Anand Wins the 2017 World Rapid Championship
Thursday, December 28, 2017 at 5:09PM
Dennis Monokroussos in 2017 World Rapid & Blitz Championships, Viswanathan Anand, Vladimir Fedoseev

Well done, Viswanathan Anand! His success was a bit surprising, in that he took short draws in four of the five games. But it all worked out: he won the right game, got into a playoff, and emerged victorious.

Along the way there were many challenges. First and foremost, there's the world champion, Magnus Carlsen, who quickly earned board 1 rather than receiving it as an endowed chair. He won in round 11, and then faced then-leader Vladimir Fedoseev. The game seemed headed for a draw for a very long time, but Carlsen worked his endgame magic and amazingly found himself in clear first. He was still in clear first after a draw in round 13, but after drawing in round 14 he entered the last round tied for first with Anand.

Carlsen's last-round opponent was Alexander Grischuk, who started the day with three straight wins. That put him in a big tie for second when facing Anand in round 14, but Anand won a very good game to put an end to Grischuk's chances for first place. But Grischuk bounced back with an excellent win - with Black - against Carlsen to knock the latter out of first and off the medal stand. The most surprising aspect of Carlsen's performance is that he was absolutely brutal on his opponents when playing Black: an undefeated 6-1 score. But with White his performance was absymal (by his standards): 4-4, including three losses.

What about Fedoseev? He started the day in first by half a point, but after a draw and the loss to Carlsen he was half a point behind. He drew in rounds 13 and 14, and bounced back into a tie for first by beating fellow Russian youngster Vladislav Artemiev in the final round to tie Anand for first.

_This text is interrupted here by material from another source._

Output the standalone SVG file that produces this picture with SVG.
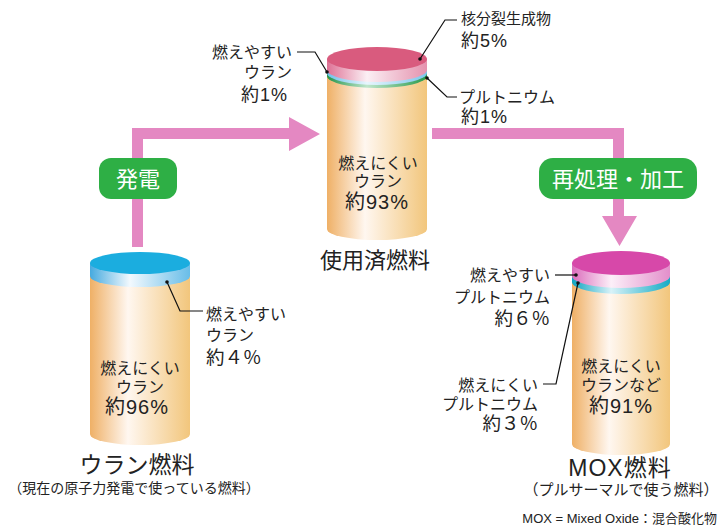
<svg xmlns="http://www.w3.org/2000/svg" width="722" height="526" viewBox="0 0 722 526">
  <style>
    text { font-family: "Liberation Sans", "Noto Sans CJK JP", sans-serif; fill: #222; }
    .s16 { font-size: 16px; }
    .s15 { font-size: 15px; }
    .pct { font-size: 18px; letter-spacing: 1px; }
    .pct-body { font-size: 20px; letter-spacing: 1px; }
    .pct-wide { font-size: 18.5px; }
    .big { font-size: 22px; }
    .mid { text-anchor: middle; }
    .end { text-anchor: end; }
    .tag { font-size: 22px; fill: #fff; text-anchor: middle; }
    .lead { fill: none; stroke: #111; stroke-width: 1.2; }
    .arrow { fill: #E488C2; }
    .badge { fill: #2EAF45; }
  </style>
  <defs>
    <linearGradient id="body" x1="0" y1="0" x2="1" y2="0">
      <stop offset="0" stop-color="#EFB066"/>
      <stop offset="0.38" stop-color="#FFF7F0"/>
      <stop offset="1" stop-color="#F2C67C"/>
    </linearGradient>
    <linearGradient id="rimBlue" x1="0" y1="0" x2="1" y2="0">
      <stop offset="0" stop-color="#46AADF"/>
      <stop offset="0.4" stop-color="#F2F9FE"/>
      <stop offset="1" stop-color="#68BDE8"/>
    </linearGradient>
    <linearGradient id="rimRose" x1="0" y1="0" x2="1" y2="0">
      <stop offset="0" stop-color="#DE7195"/>
      <stop offset="0.4" stop-color="#FBEFF4"/>
      <stop offset="1" stop-color="#E592AE"/>
    </linearGradient>
    <linearGradient id="bandSky" x1="0" y1="0" x2="1" y2="0">
      <stop offset="0" stop-color="#6EC0EA"/>
      <stop offset="0.4" stop-color="#E8F6FD"/>
      <stop offset="1" stop-color="#7CC6EC"/>
    </linearGradient>
    <linearGradient id="bandGreen" x1="0" y1="0" x2="1" y2="0">
      <stop offset="0" stop-color="#23944A"/>
      <stop offset="0.4" stop-color="#BFE6CC"/>
      <stop offset="1" stop-color="#289A4C"/>
    </linearGradient>
    <linearGradient id="rimMagenta" x1="0" y1="0" x2="1" y2="0">
      <stop offset="0" stop-color="#DB6CBC"/>
      <stop offset="0.4" stop-color="#FCEFF8"/>
      <stop offset="1" stop-color="#E38FCB"/>
    </linearGradient>
    <linearGradient id="bandCyan" x1="0" y1="0" x2="1" y2="0">
      <stop offset="0" stop-color="#0FA5C1"/>
      <stop offset="0.4" stop-color="#D8F2F8"/>
      <stop offset="1" stop-color="#15ABC5"/>
    </linearGradient>
  </defs>

  <!-- flow arrows -->
  <g id="connectors">
    <polygon class="arrow" points="132,247 132,128 289,128 289,117 320,134 289,151 289,139 143,139 143,247"/>
    <polygon class="arrow" points="432,128 624,128 624,216 637,216 619.5,246 602,216 613,216 613,139 432,139"/>
  </g>

  <!-- process badges -->
  <g id="badge-power">
    <rect class="badge" x="99" y="158" width="78" height="41" rx="12"/>
    <text class="tag" x="138" y="187">発電</text>
  </g>
  <g id="badge-reprocess">
    <rect class="badge" x="539" y="158" width="158" height="41" rx="14"/>
    <text class="tag" x="618" y="187">再処理・加工</text>
  </g>

  <!-- uranium fuel -->
  <g id="uranium-fuel">
    <path d="M90,276 L90,434 A50,11 0 0 0 190,434 L190,276 Z" fill="url(#body)"/>
    <path d="M90,263 L90,276 A50,11 0 0 0 190,276 L190,263 Z" fill="url(#rimBlue)"/>
    <ellipse cx="140" cy="263" rx="50" ry="11" fill="#1BADDF"/>
    <text class="s16 mid" x="140" y="374">燃えにくい</text>
    <text class="s16 mid" x="140" y="393">ウラン</text>
    <text class="pct-body mid" x="137" y="414">約96%</text>
    <path class="lead" d="M167,282 L180,311 L203,311"/>
    <circle cx="167" cy="282" r="1.8" fill="#111"/>
    <text class="s16" x="206" y="320">燃えやすい</text>
    <text class="s16" x="206" y="341">ウラン</text>
    <text class="pct-wide" x="206" y="364">約４％</text>
    <text class="mid" x="137" y="473" font-size="23">ウラン燃料</text>
    <text class="mid" x="134" y="493" font-size="14">（現在の原子力発電で使っている燃料）</text>
  </g>

  <!-- spent fuel -->
  <g id="spent-fuel">
    <path d="M327,76 L327,229 A50,11 0 0 0 427,229 L427,76 Z" fill="url(#body)"/>
    <path d="M327,73 L327,76 A50,12 0 0 0 427,76 L427,73 Z" fill="url(#bandGreen)"/>
    <path d="M327,70 L327,73 A50,12 0 0 0 427,73 L427,70 Z" fill="url(#bandSky)"/>
    <path d="M327,59 L327,70 A50,12 0 0 0 427,70 L427,59 Z" fill="url(#rimRose)"/>
    <ellipse cx="377" cy="59" rx="50" ry="12" fill="#D95B7E"/>
    <text class="s16 mid" x="378" y="169">燃えにくい</text>
    <text class="s16 mid" x="378" y="187">ウラン</text>
    <text class="pct-body mid" x="377" y="209">約93%</text>
    <text class="big mid" x="375" y="268">使用済燃料</text>

    <path class="lead" d="M420,59 L445,20 L457,20"/>
    <circle cx="420" cy="59" r="1.8" fill="#111"/>
    <text class="s15" x="461" y="24">核分裂生成物</text>
    <text class="pct" x="461" y="47">約5%</text>

    <path class="lead" d="M297,52 L315,52 L327,72"/>
    <circle cx="327" cy="72" r="1.8" fill="#111"/>
    <text class="s16 end" x="292" y="58">燃えやすい</text>
    <text class="s16 end" x="292" y="78">ウラン</text>
    <text class="pct end" x="288" y="101">約1%</text>

    <path class="lead" d="M427,78 L447,97 L457,97"/>
    <circle cx="427" cy="78" r="1.8" fill="#111"/>
    <text class="s16" x="459" y="103">プルトニウム</text>
    <text class="pct" x="461" y="123">約1%</text>
  </g>

  <!-- MOX fuel -->
  <g id="mox-fuel">
    <path d="M572,282 L572,444 A49,11 0 0 0 670,444 L670,282 Z" fill="url(#body)"/>
    <path d="M572,276 L572,282 A49,12 0 0 0 670,282 L670,276 Z" fill="url(#bandCyan)"/>
    <path d="M572,263 L572,276 A49,12 0 0 0 670,276 L670,263 Z" fill="url(#rimMagenta)"/>
    <ellipse cx="621" cy="263" rx="49" ry="12" fill="#D748A9"/>
    <text class="s16 mid" x="621" y="372">燃えにくい</text>
    <text class="s16 mid" x="621" y="391">ウランなど</text>
    <text class="pct-body mid" x="621" y="413">約91%</text>

    <path class="lead" d="M555,275 L576,275"/>
    <circle cx="576" cy="275" r="1.8" fill="#111"/>
    <text class="s16 end" x="550" y="281">燃えやすい</text>
    <text class="s16 end" x="550" y="303">プルトニウム</text>
    <text class="pct-wide end" x="550" y="325">約６％</text>

    <path class="lead" d="M578,283 L556,384 L543,384"/>
    <circle cx="578" cy="283" r="1.8" fill="#111"/>
    <text class="s16 end" x="538" y="391">燃えにくい</text>
    <text class="s16 end" x="538" y="410">プルトニウム</text>
    <text class="pct-wide end" x="538" y="430">約３％</text>

    <text class="mid" x="620" y="476" font-size="23" letter-spacing="1">MOX燃料</text>
    <text class="s15 mid" x="621" y="495">（プルサーマルで使う燃料）</text>
    <text class="end" x="717" y="523" font-size="13">MOX = Mixed Oxide：混合酸化物</text>
  </g>
</svg>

But wait, there's more: Ian Nepomniachtchi. Nepo started the day a point and a half behind Fedoseev, but won in round 11 (against Yuriy Kuzubov), drew Anand in round 12, beat Aleksandr Rakhmanov in round 13, drew Peter Svidler in round 14, and beat Wang Hao in round 15. The result was that he joined the three-way tie for first at 10.5/15.

Svidler could have joined them with a win over Boris Savchenko, but he lost that game. Bu Xiangzhi could have made it to 10.5 instead of Anand if he had beaten him, but despite having the white pieces he was content to draw in just 11 moves. Surprising, but overall he had a great tournament - don't forget that he defeated Carlsen in round 1.

The tie for first was settled like this: the players with the best tiebreak scores would play a two-game blitz match (3'+2"), with an Armageddon game if necessary. Not surprisingly, given Nepomniachtchi's comeback on the last day, he had the worst tiebreakers and received the bronze medal. So it was Anand-Fedoseev, and the former world champion won convincingly in the first game. In the second game, Anand was better throughout and often winning (despite an impressively tricky idea by Fedoseev midway through the game) but allowed Fedoseev a draw in the end. (The arbiter misunderstood both the position and Fedoseev's handshake offer and marked it as 0-1, but the correct result is up on the official site.) Thus Anand won the playoff and the title. (I don't know if Carlsen was given the gold medal on Norwegian TV, but for the rest of the world Anand was the victor.)

Here are the final standings for the top three score groups:

A selection of games from the final day, here.

Finally, while I didn't bother to cover it, the concurrent women's world rapid championship was won by Ju Wenjun with an impressive 11.5/15, half a point clear of her countrywoman Lei Tingjie. Elisabeth Paehtz was the surprise bronze medalist, clear third another half a point behind.

The blitz tournament starts tomorrow, and the only thing we can count on is that Magnus Carlsen will be on board 1. (I wonder if that will continue even after Fabiano Caruana or Wesley So defeats him in next year's classical world championship.)